One of the issues here is that we don’t always recognize the images that we are operating from. This is a huge breakthrough opportunity in our line of work. If we can uncover the image a group holds of itself and bring it to the surface, we can compare it against what the group wants its image to be. Then, we can help them figure out how to get there. Boom. Breakthrough.
It’s an old concept that shows up over and over again. The technical name, credited to “Adam Grant, Think Again”, is identity foreclosure. In simple terms, it’s when we decide on our image too quickly and close our mind to other possibilities. It quickly leads to limited options or opportunities and stops us from evolving.
Helping clients find their “Aha!” moment is the best. It’s like candy for facilitators. We did it recently when we were working with the board of directors for a not-for-profit organization.
At the beginning of the workshop, we asked the board members to share the image they held of themselves as a group. The answers were similar – connected, tight, engaged. As we went through the day-and-a-half of strategic planning, the group had a their “Aha!” moment. They discovered the image they had of themselves was actually getting in the way of good relationships with funding partners. They were the problem.
That opened a whole new door – the possibility of shifting the image, and in turn the board members’ behaviours. Now, following through with that takes commitment and work. The key question is whether the new image will stick (resulting in significant change for the organization), leave a residue (lead to minor change for the organization), or bounce off (be ignored, with the board returning to old patterns).

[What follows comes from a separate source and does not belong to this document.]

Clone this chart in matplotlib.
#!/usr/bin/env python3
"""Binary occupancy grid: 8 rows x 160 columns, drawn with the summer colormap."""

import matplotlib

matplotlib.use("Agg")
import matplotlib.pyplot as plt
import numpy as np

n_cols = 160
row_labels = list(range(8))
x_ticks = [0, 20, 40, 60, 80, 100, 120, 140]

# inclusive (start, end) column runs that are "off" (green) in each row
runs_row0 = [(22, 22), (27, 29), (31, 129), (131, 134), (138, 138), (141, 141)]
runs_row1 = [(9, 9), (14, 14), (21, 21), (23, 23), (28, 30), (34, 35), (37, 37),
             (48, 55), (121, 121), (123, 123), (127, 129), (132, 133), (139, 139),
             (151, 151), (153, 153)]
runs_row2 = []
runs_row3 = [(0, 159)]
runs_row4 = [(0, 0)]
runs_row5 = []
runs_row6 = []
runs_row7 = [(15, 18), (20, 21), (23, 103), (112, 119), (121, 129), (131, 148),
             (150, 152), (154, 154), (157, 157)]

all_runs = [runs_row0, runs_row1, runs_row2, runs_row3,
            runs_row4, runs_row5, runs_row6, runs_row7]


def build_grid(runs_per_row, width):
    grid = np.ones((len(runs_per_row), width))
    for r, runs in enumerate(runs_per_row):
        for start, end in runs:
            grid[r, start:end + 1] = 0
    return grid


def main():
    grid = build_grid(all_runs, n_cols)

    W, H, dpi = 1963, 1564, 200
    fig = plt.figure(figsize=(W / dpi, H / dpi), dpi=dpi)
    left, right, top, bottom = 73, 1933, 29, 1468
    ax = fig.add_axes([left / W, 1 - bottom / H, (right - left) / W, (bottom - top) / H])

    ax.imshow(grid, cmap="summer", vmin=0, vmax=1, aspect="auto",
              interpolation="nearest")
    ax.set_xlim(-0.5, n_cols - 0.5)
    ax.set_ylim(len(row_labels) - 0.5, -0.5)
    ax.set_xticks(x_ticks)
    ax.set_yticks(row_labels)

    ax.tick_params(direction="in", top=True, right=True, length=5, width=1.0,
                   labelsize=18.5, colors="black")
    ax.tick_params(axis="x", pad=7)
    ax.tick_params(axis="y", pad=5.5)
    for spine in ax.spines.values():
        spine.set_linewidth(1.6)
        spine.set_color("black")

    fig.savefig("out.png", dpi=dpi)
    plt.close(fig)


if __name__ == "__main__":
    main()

If the “Aha!” moment is like candy for facilitators, diffusing conflict is like a bottle of fine wine.
We worked with a professional association that saw itself as separate islands of individuals rather than one cohesive group. They held an image of themselves as competitors who were at odds with one another.
We wanted to create more empathy within the group, so they could see themselves and each other in a more wholesome way – and as humans. We designed fishbowl sessions, where everyone shared their own perspectives on the industry environment and the problems they were facing. After hearing the different perspectives, the group was able to work together to identify a new strategy.
Rather than seeing themselves in opposition to each other, they recognized they were concerned colleagues. . This emergent image opened the door to build a plan that asks for a different approach. A different set of values, a different image and different behaviours.
These examples demonstrate how we work on a profoundly deep level with our clients. It’s where the real change, the real transformation, happens.
This is tough work, and it’s often impossible to do without external guidance – someone to help see that internal picture and help make sense of it. (That’s us!)
It’s interesting how the image shift we discussed here can be applied to so many aspects of life. For me, the figure skater is long gone. Now, I am constantly working on balancing two separate images I hold of myself, which often collide: Robin the professional, entrepreneur and business owner versus Robin the parent, wife and caregiver. Understanding the theory behind all this can help us navigate these situations and justify the choices we make… both at home and at work.